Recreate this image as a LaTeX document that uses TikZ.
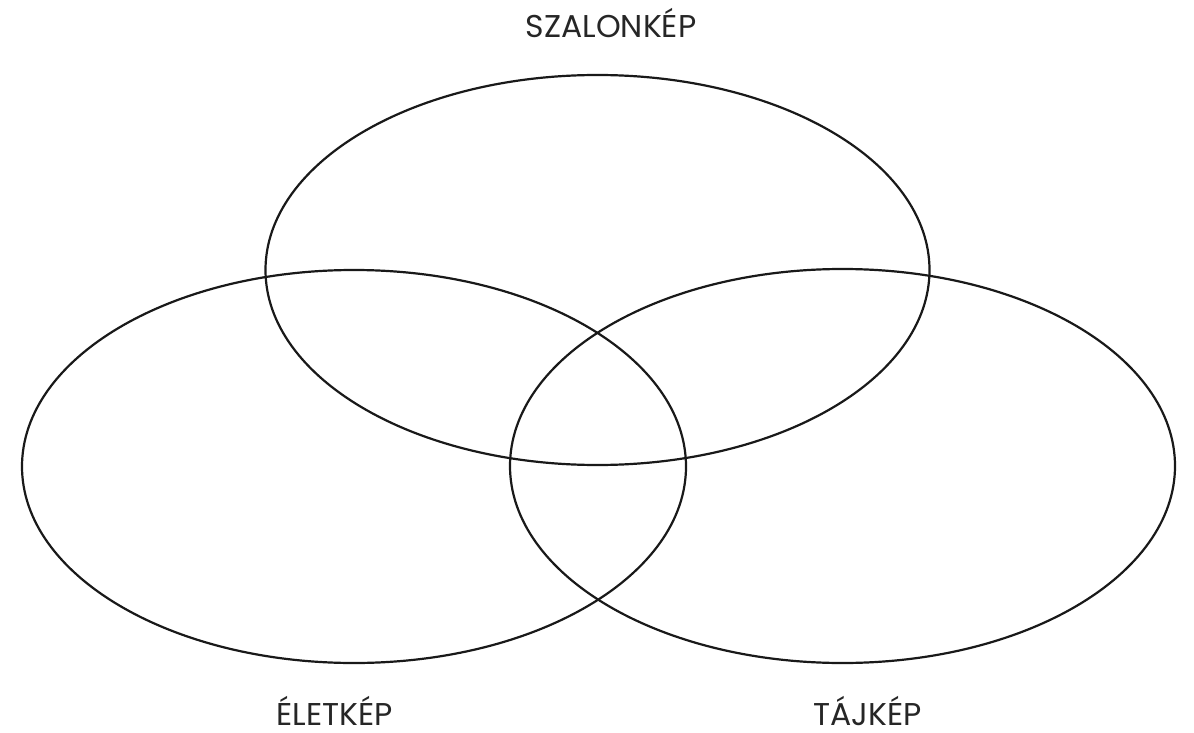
\documentclass[tikz,border=0pt]{standalone}
\usepackage{fontspec}
\setmainfont{Poppins}
\begin{document}
\begin{tikzpicture}[x=1pt,y=-1pt,
  venn/.style={draw=black!90,line width=2.2pt},
  lbl/.style={font=\fontsize{31.5}{36}\selectfont,text=black!85,inner sep=0pt,anchor=base,text depth=0pt}]
\useasboundingbox (0,0) rectangle (1194,733);
\fill[white] (0,0) rectangle (1194,733);
\draw[venn] (597.5,270) ellipse [x radius=332,y radius=195];
\draw[venn] (354,466.5) ellipse [x radius=332,y radius=196.5];
\draw[venn] (842.5,466) ellipse [x radius=332.5,y radius=197];
\node[lbl] (szalon) at (611,38) {SZALONKÉP};
\node[lbl] (elet) at (334.5,725) {ÉLETKÉP};
\node[lbl] (taj) at (867.5,725) {TÁJKÉP};
\end{tikzpicture}
\end{document}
________
### YOUR INSTRUCTIONS
Leave the pictures out, and print every line of the listing exactly as written.

### THE COMPLETED TASK
Recreate this image as a LaTeX document that uses TikZ.
\documentclass[tikz,border=0pt]{standalone}
\usepackage{fontspec}
\setmainfont{Poppins}
\begin{document}
\begin{tikzpicture}[x=1pt,y=-1pt,
  venn/.style={draw=black!90,line width=2.2pt},
  lbl/.style={font=\fontsize{31.5}{36}\selectfont,text=black!85,inner sep=0pt,anchor=base,text depth=0pt}]
\useasboundingbox (0,0) rectangle (1194,733);
\fill[white] (0,0) rectangle (1194,733);
\draw[venn] (597.5,270) ellipse [x radius=332,y radius=195];
\draw[venn] (354,466.5) ellipse [x radius=332,y radius=196.5];
\draw[venn] (842.5,466) ellipse [x radius=332.5,y radius=197];
\node[lbl] (szalon) at (611,38) {SZALONKÉP};
\node[lbl] (elet) at (334.5,725) {ÉLETKÉP};
\node[lbl] (taj) at (867.5,725) {TÁJKÉP};
\end{tikzpicture}
\end{document}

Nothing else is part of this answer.